Something squeaks. Rusty metal. She turns and looks down the corridor behind her, and from one of the rooms a figure in a wheelchair emerges. It has no legs and only one arm, with a mutilated hand. At first its face looks perfect, unmarked, in contrast to its grey, disordered hair, but then she realises it doesn’t move, because it can’t; it’s a mask. And the mutilated hand is fumbling its way towards the mask, it’s trying to take it off.

Other doors are swinging open, other shapes emerging into the corridor’s thin half-light. She turns to run but the door that was closed is now open again, and something’s lunging out–

Running. Footsteps echo down the corridor. Clouds of dust boil up in her wake. Doors swing open in front of her, swing shut behind.

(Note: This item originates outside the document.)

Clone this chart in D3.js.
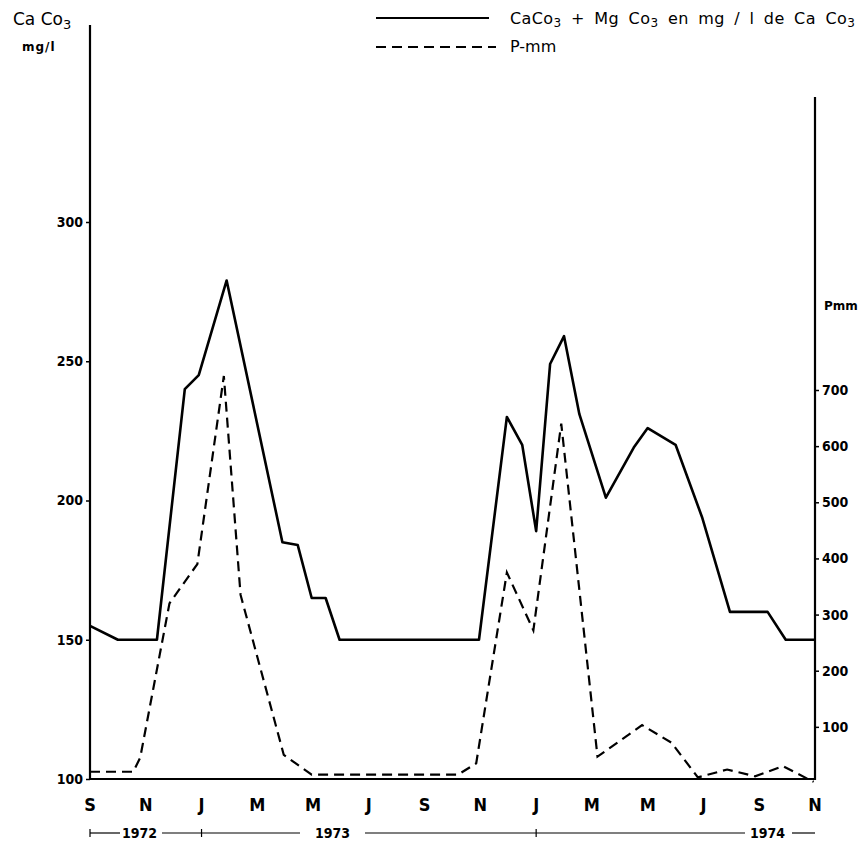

Down the corridor, ahead of her, there’s laughter. Laughter and screams. She doesn’t want to go. But behind her are the others: the shapes, the thing in the wheelchair, the man whose face she does not want to, will not, see.

Surely there must be an alternative, a corridor going off to the side. But her legs won’t stop pumping; she can’t control where she’s heading.

The doors fly open. A room. Tiered ranks of seating. People are sitting there, jeering. Their laugh is a metallic, abrasive sound.

Below the seats, in the centre, there’s a dais. A naked woman is lying on it, screaming. On top of her is a man. Or what’s left of one.

Oh, he’s not dead. He’s very much alive, and very much a man, if his relentless thrusting and heaving between her splayed thighs is anything to go by. But Dani’ll see what’s left of his face in nightmares for years to come, maybe forever. His hands paw and claw at the naked woman’s face and breasts; drool falls from the hole that used to be his mouth. She screams and thrashes and twists her face away.

The laughter, and rising above, a high, horrible titter, infantile. At the foot of the steps, watching it all, stands a fair-haired man in a suit. A beringed hand lifts a cigarette to his mouth; clouds of smoke swirl around his head.

The crowd laughs. The woman screams. The disfigured man grunts and the man in the suit titters.

And then she blinks and it’s all changed. The dais is empty and the theatre is filmed with cobwebs and dust. Even the spectators, still sat there, now silent, are covered in dust and cobwebs. Slowly they turn and face her.